A poem from the heart ...

Why I hate Ikea?

Value for money
no doubt,
but, for the anxious
a tar pit.
aimlessly moving,
Ikea for them
is a day out
in prehistoric drudgery.
I'm hunting for
a pine chest of drawers
for my cub.
Visions of living in a box
send terror to my core.
Will my fossilised
remains be found in page
forty one or fifty two.
The forced long walk -
shopping designed to
take two hours.
Cheap stuff at the entrance
to prising your purse open.
The tempting
bite of a ten pence
meatball for lunch.
The quest to find
your item in the warehouse
with the knobs
neatly camouflaged in another row.
And exhausted,
the gatherer unsuccessfully
gets the item in the car.

Saturday, May 4, 2013

Bad Grammar

It's been in the headlines. Many teachers may not have been taught grammar at school, having been educated in the 1970s and 1980s. Ian McNeilly, director of the National Association for the Teaching of English, said: ‘The focus and emphasis on grammar in primary schools will mean that potentially a whole generation of teachers will need some quite intensive training.

It's true. I've never had a formal lesson on grammar in my life, and it does make things difficult. I believe one reason why people don't write is the fear of poor grammar. The red pen marks pointing out dangling participles and passive sentences strikes enough fear into anyone's heart. It is especially difficult if people expect you to have this knowledge.

I like making up stories.

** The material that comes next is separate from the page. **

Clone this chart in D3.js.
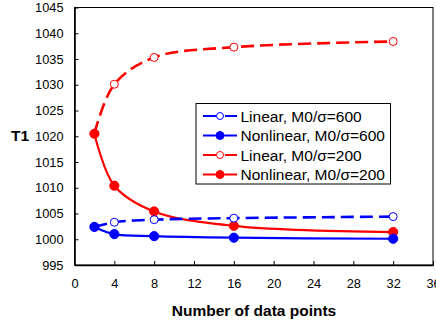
<!DOCTYPE html>
<html>
<head>
<meta charset="utf-8">
<script src="https://cdn.jsdelivr.net/npm/d3@7"></script>
<style>
  html, body { margin: 0; padding: 0; background: #fff; }
  svg { display: block; font-family: "Liberation Sans", Arial, sans-serif; }
</style>
</head>
<body>
<svg id="chart" width="436" height="320"></svg>
<script>
// data
const nPoints = [2, 4, 8, 16, 32];
const linear600 = [1002.4, 1003.3, 1003.8, 1004.1, 1004.4];
const nonlinear600 = [1002.4, 1001.0, 1000.6, 1000.3, 1000.1];
const linear200 = [1020.5, 1030.1, 1035.3, 1037.3, 1038.4];
const nonlinear200 = [1020.5, 1010.4, 1005.4, 1002.6, 1001.4];
const xTicks = [0, 4, 8, 12, 16, 20, 24, 28, 32, 36];
const yTicks = [995, 1000, 1005, 1010, 1015, 1020, 1025, 1030, 1035, 1040, 1045];

const series = [
    {name: 'Linear, M0/\u03c3=600', color: '#0000ff', dashed: true, values: linear600},
    {name: 'Nonlinear, M0/\u03c3=600', color: '#0000ff', dashed: false, values: nonlinear600},
    {name: 'Linear, M0/\u03c3=200', color: '#ff0000', dashed: true, values: linear200},
    {name: 'Nonlinear, M0/\u03c3=200', color: '#ff0000', dashed: false, values: nonlinear200},
];

const svg = d3.select('#chart');
const plot = {left: 74.5, right: 433, top: 7.5, bottom: 265};

const x = d3.scaleLinear().domain([0, 36]).range([plot.left, plot.right]);
const y = d3.scaleLinear().domain([995, 1045]).range([plot.bottom, plot.top]);

// plot frame (thin top/right)
svg.append('rect')
    .attr('x', plot.left).attr('y', plot.top)
    .attr('width', plot.right - plot.left).attr('height', plot.bottom - plot.top)
    .attr('fill', 'none').attr('stroke', '#000').attr('stroke-width', 1);

// axes, ticks pointing inward
const xAxis = svg.append('g')
    .attr('transform', `translate(0,${plot.bottom})`)
    .call(d3.axisBottom(x).tickValues(xTicks).tickFormat(d3.format('d'))
        .tickSizeInner(-4).tickSizeOuter(0).tickPadding(14));
const yAxis = svg.append('g')
    .attr('transform', `translate(${plot.left},0)`)
    .call(d3.axisLeft(y).tickValues(yTicks).tickFormat(d3.format('d'))
        .tickSizeInner(-4).tickSizeOuter(0).tickPadding(11));

[xAxis, yAxis].forEach(a => {
    a.select('.domain').attr('stroke', '#000').attr('stroke-width', 1.6);
    a.selectAll('.tick line').attr('stroke', '#000').attr('stroke-width', 1);
    a.selectAll('.tick text')
        .attr('fill', '#000')
        .style('font-size', '12.8px')
        .style('font-family', '"Liberation Sans", Arial, sans-serif');
});
// the first ticks sit on the other axis; drop their lines
yAxis.selectAll('.tick').filter(d => d === 995).select('line').remove();
xAxis.selectAll('.tick').filter(d => d === 0).select('line').remove();

// axis titles
svg.append('text')
    .attr('x', 254).attr('y', 316)
    .attr('text-anchor', 'middle')
    .attr('font-weight', 'bold').attr('font-size', 15.5)
    .text('Number of data points');
svg.append('text')
    .attr('x', 20).attr('y', 141)
    .attr('text-anchor', 'middle')
    .attr('font-weight', 'bold').attr('font-size', 15.5)
    .text('T1');

// lines
const line = d3.line()
    .x(d => x(d[0]))
    .y(d => y(d[1]))
    .curve(d3.curveCatmullRom.alpha(0.5));

const drawOrder = [2, 3, 0, 1];
drawOrder.forEach(i => {
    const s = series[i];
    const pts = nPoints.map((n, k) => [n, s.values[k]]);
    const g = svg.append('g');
    g.append('path')
        .datum(pts)
        .attr('d', line)
        .attr('fill', 'none')
        .attr('stroke', s.color)
        .attr('stroke-width', s.dashed ? 2.6 : 2.2)
        .attr('stroke-dasharray', s.dashed ? '13,6' : null);
    g.selectAll('circle')
        .data(pts)
        .enter()
        .append('circle')
        .attr('cx', d => x(d[0]))
        .attr('cy', d => y(d[1]))
        .attr('r', s.dashed ? 4 : 4.6)
        .attr('fill', s.dashed ? '#fff' : s.color)
        .attr('stroke', s.color)
        .attr('stroke-width', 1);
});

// legend
const legend = svg.append('g');
legend.append('rect')
    .attr('x', 196).attr('y', 103.5)
    .attr('width', 194.5).attr('height', 80.5)
    .attr('fill', '#fff').attr('stroke', '#000').attr('stroke-width', 1);

series.forEach((s, i) => {
    const cy = 116 + i * 19.5;
    const row = legend.append('g');
    if (s.dashed) {
        row.append('line').attr('x1', 203).attr('x2', 216).attr('y1', cy).attr('y2', cy)
            .attr('stroke', s.color).attr('stroke-width', 2);
        row.append('line').attr('x1', 225).attr('x2', 237).attr('y1', cy).attr('y2', cy)
            .attr('stroke', s.color).attr('stroke-width', 2);
    } else {
        row.append('line').attr('x1', 203).attr('x2', 237).attr('y1', cy).attr('y2', cy)
            .attr('stroke', s.color).attr('stroke-width', 2);
    }
    row.append('circle')
        .attr('cx', 220).attr('cy', cy)
        .attr('r', s.dashed ? 3.5 : 4)
        .attr('fill', s.dashed ? '#fff' : s.color)
        .attr('stroke', s.color).attr('stroke-width', 1);
    row.append('text')
        .attr('x', 240.5).attr('y', cy + 5.5)
        .attr('font-size', 15.5)
        .text(s.name);
});
</script>
</body>
</html>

People tell me I'm good at it. I need grammar to make sure that I am able to tell my stories effectively and with the tone, pace, mood, and atmosphere that I want to produce in my readers. Basically, I need grammar to make sure others understand my writing.

I know so many people who tell me their ideas for stories and novels but never get round to writing their stories down. I've always comforted myself with the fact that I can put my work into software programmes that look for mistakes. I can ask people to read my work. I can even pay a proof reader to read my work. What can you do with a blank page?

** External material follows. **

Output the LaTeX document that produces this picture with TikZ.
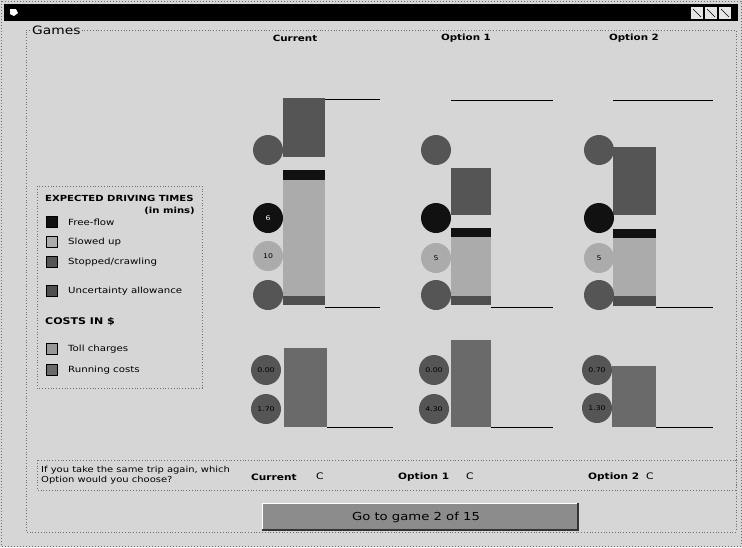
\documentclass[tikz,border=0pt]{standalone}
\usepackage{fontspec}
\setmainfont{DejaVu Sans}[FakeStretch=1.2]
\definecolor{bg}{HTML}{D6D6D6}
\definecolor{stopc}{HTML}{555555}
\definecolor{freec}{HTML}{111111}
\definecolor{slowc}{HTML}{ABABAB}
\definecolor{uncc}{HTML}{4E4E4E}
\definecolor{costc}{HTML}{6A6A6A}
\definecolor{framec}{HTML}{6E6E6E}
\definecolor{btnc}{HTML}{8C8C8C}
\begin{document}
\begin{tikzpicture}[x=1pt,y=-1pt,
  lbl/.style={font=\fontsize{8.5}{10}\selectfont, inner sep=0pt},
  hdr/.style={font=\bfseries\fontsize{8.4}{10}\selectfont, inner sep=0pt},
  colhdr/.style={font=\bfseries\fontsize{8.6}{10}\selectfont, inner sep=0pt},
  qlbl/.style={font=\bfseries\fontsize{8.8}{10}\selectfont, inner sep=0pt, anchor=west},
  dot/.style={circle, minimum size=30pt, inner sep=0pt, font=\fontsize{6.5}{8}\selectfont},
  dotdark/.style={dot, fill=stopc},
  dotblack/.style={dot, fill=freec, text=white},
  dotlight/.style={dot, fill=slowc},
  swatch/.style={draw=black, line width=0.4pt, minimum size=11pt, inner sep=0pt},
  axis/.style={line width=0.9pt, black},
  radio/.style={font=\fontsize{9}{10}\selectfont, inner sep=0pt}]
\useasboundingbox (0,0) rectangle (742,547);
% window
\fill[bg] (0,0) rectangle (742,547);
\draw[framec, dotted, line width=1pt] (1,1) rectangle (741,546);
\fill[black] (4,4) rectangle (738,21);
\fill[white] (10,9) -- (16,9) -- (18,13) -- (14,16) -- (10,14) -- cycle;
\foreach \bx in {691,705,719}{\fill[white!80!gray] (\bx,7) rectangle (\bx+12,19); \draw[black,line width=0.5pt] (\bx+2,9) -- (\bx+10,17);}
% group box
\node[anchor=west, font=\fontsize{11.5}{12}\selectfont, inner sep=1pt] (games) at (31,30) {Games};
\draw[framec, dotted, line width=0.8pt] (games.east |- 0,30) -- (736,30) -- (736,532) -- (26,532) -- (26,30) -- (games.west |- 0,30);
% headers
\node[colhdr] (hcur) at (295,38) {Current};
\node[colhdr] (hop1) at (466,38) {Option 1};
\node[colhdr] (hop2) at (634,38) {Option 2};
% ---------- Current time bar
\fill[stopc] (283,98) rectangle (325,157);
\fill[freec] (283,170) rectangle (325,180);
\fill[slowc] (283,180) rectangle (325,296);
\fill[uncc] (283,296) rectangle (325,305);
\draw[axis] (325,99) -- (380,99);
\draw[axis] (325,307) -- (380,307);
\node[dotdark] (c1) at (268,150) {};
\node[dotblack] (c2) at (268,218) {6};
\node[dotlight] (c3) at (268,256) {10};
\node[dotdark] (c4) at (268,295) {};
% ---------- Option 1 time bar
\fill[stopc] (451,168) rectangle (491,215);
\fill[freec] (451,228) rectangle (491,237);
\fill[slowc] (451,237) rectangle (491,296);
\fill[uncc] (451,296) rectangle (491,305);
\draw[axis] (451,100) -- (553,100);
\draw[axis] (491,307) -- (553,307);
\node[dotdark] (o1a) at (436,150) {};
\node[dotblack] (o1b) at (436,218) {};
\node[dotlight] (o1c) at (436,258) {5};
\node[dotdark] (o1d) at (436,295) {};
% ---------- Option 2 time bar
\fill[stopc] (613,147) rectangle (656,215);
\fill[freec] (613,229) rectangle (656,238);
\fill[slowc] (613,238) rectangle (656,296);
\fill[uncc] (613,296) rectangle (656,306);
\draw[axis] (613,100) -- (713,100);
\draw[axis] (656,307) -- (713,307);
\node[dotdark] (o2a) at (599,150) {};
\node[dotblack] (o2b) at (599,218) {};
\node[dotlight] (o2c) at (599,258) {5};
\node[dotdark] (o2d) at (599,295) {};
% ---------- cost bars
\fill[costc] (284,348) rectangle (327,427);
\draw[axis] (327,427) -- (393,427);
\node[dotdark] (cc1) at (266,370) {0.00};
\node[dotdark] (cc2) at (266,409) {1.70};
\fill[costc] (451,340) rectangle (491,427);
\draw[axis] (491,427) -- (553,427);
\node[dotdark] (oc1) at (434,370) {0.00};
\node[dotdark] (oc2) at (434,409) {4.30};
\fill[costc] (612,366) rectangle (656,427);
\draw[axis] (656,427) -- (713,427);
\node[dotdark] (pc1) at (597,370) {0.70};
\node[dotdark] (pc2) at (597,408) {1.30};
% ---------- legend
\draw[framec, dotted, line width=0.8pt] (37,186) rectangle (202,388);
\node[hdr, anchor=west] (lt) at (45,198) {EXPECTED DRIVING TIMES};
\node[hdr, anchor=east] (lm) at (195,211) {(in mins)};
\node[swatch, fill=freec] (s1) at (52,222) {};
\node[lbl, anchor=west] (t1) at (68,222) {Free-flow};
\node[swatch, fill=slowc] (s2) at (52,242) {};
\node[lbl, anchor=west] (t2) at (68,242) {Slowed up};
\node[swatch, fill=stopc] (s3) at (52,262) {};
\node[lbl, anchor=west] (t3) at (68,262) {Stopped/crawling};
\node[swatch, fill=uncc] (s4) at (52,291) {};
\node[lbl, anchor=west] (t4) at (68,291) {Uncertainty allowance};
\node[hdr, anchor=west, font=\bfseries\fontsize{9.2}{10}\selectfont] (lc) at (45,322) {COSTS IN \$};
\node[swatch, fill=costc!70] (s5) at (52,349) {};
\node[lbl, anchor=west] (t5) at (68,349) {Toll charges};
\node[swatch, fill=costc] (s6) at (52,370) {};
\node[lbl, anchor=west] (t6) at (68,370) {Running costs};
% ---------- question box
\draw[framec, dotted, line width=0.8pt] (37,460) rectangle (736,490);
\node[anchor=west, align=left, inner sep=0pt, font=\fontsize{8.3}{10}\selectfont] (q) at (41,475) {If you take the same trip again, which\\Option would you choose?};
\node[qlbl] (qc) at (251,477) {Current};
\node[radio] (rc) at (320,476) {C};
\node[qlbl] (q1) at (398,477) {Option 1};
\node[radio] (r1) at (470,476) {C};
\node[qlbl] (q2) at (588,477) {Option 2};
\node[radio] (r2) at (650,476) {C};
% ---------- button
\fill[btnc] (262,503) rectangle (578,530);
\draw[white, line width=1pt] (262,530) -- (262,503) -- (578,503);
\draw[black!80, line width=1.2pt] (262,530) -- (578,530) -- (578,503);
\node[font=\fontsize{11}{12}\selectfont, inner sep=0pt] (btn) at (416,517) {Go to game 2 of 15};
\end{tikzpicture}
\end{document}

I started a short story for a competition. It was a difficult subject, and I frequently left it and came back. It took so many sessions to be completed that I began to hate it. Unfortunately, I find it hard to quit, and I was determined to enter.

Writing is enjoyable. But the ordeal of editing and grammar checks is a nightmare.

Here is the rub. In order to become a better writer I need to write more AND, edit what I have written. There is no way around it.

Wednesday, May 1, 2013

Learning to ignore the daisies

Time for my school run musings. I have waited for a publishing opportunity for years so how am I feeling - guilty.

I have wet washing in the machine. I can't find the curtains hooks to put the curtains back up. I still haven't posted the promised photos to my Great Aunt. And I swear the long grass and daisies are mocking me, knowing I won't be cutting their heads off today. I haven't even started on motherhood, and weight. I feel guilty that I like food, that I eat food, and that I want food.

The second big guilt trip I have is that I deflect the guilt by getting mad at everyone else to ensure that the grumpiness is spread around evenly. I run around like a chicken with its head cut off, trying to do the impossible, with the hope that if I just keep it up, the guilt will stop. But it won’t stop ever.

Therefore, I have decided to break down tasks in to 'must' and 'can wait.' Until my final draft is sent off.

Feeding my children and washing up (which sadly includes thinking of what to make for tea and sigh going to supermarkets.) A must.
Taking and picking up children from school. A must.
Driving to Adur and Chichester today for hubbies franchise - sigh - a must.

Mowing the lawn? Will the world stop turning if I ignore the grass?

Lets face it when my husband was around to make the drive he wouldn't have noticed the lawn, would have forgotten to bring in the post or dealt with it and, no way would he have even thought of checking the email and phone messages until he'd had a cup of tea, shut his eyes for forty winks and had 20 minutes on the Wii. He wouldn't have felt guilty he'd have said quite rightly that he'd just been in the car for four hours.

Men find it easier to shrug guilt off. They don’t tend to bother themselves with silly things like housework standards. He still got things done - sort of. But perhaps men just aren’t as susceptible to guilt as women are.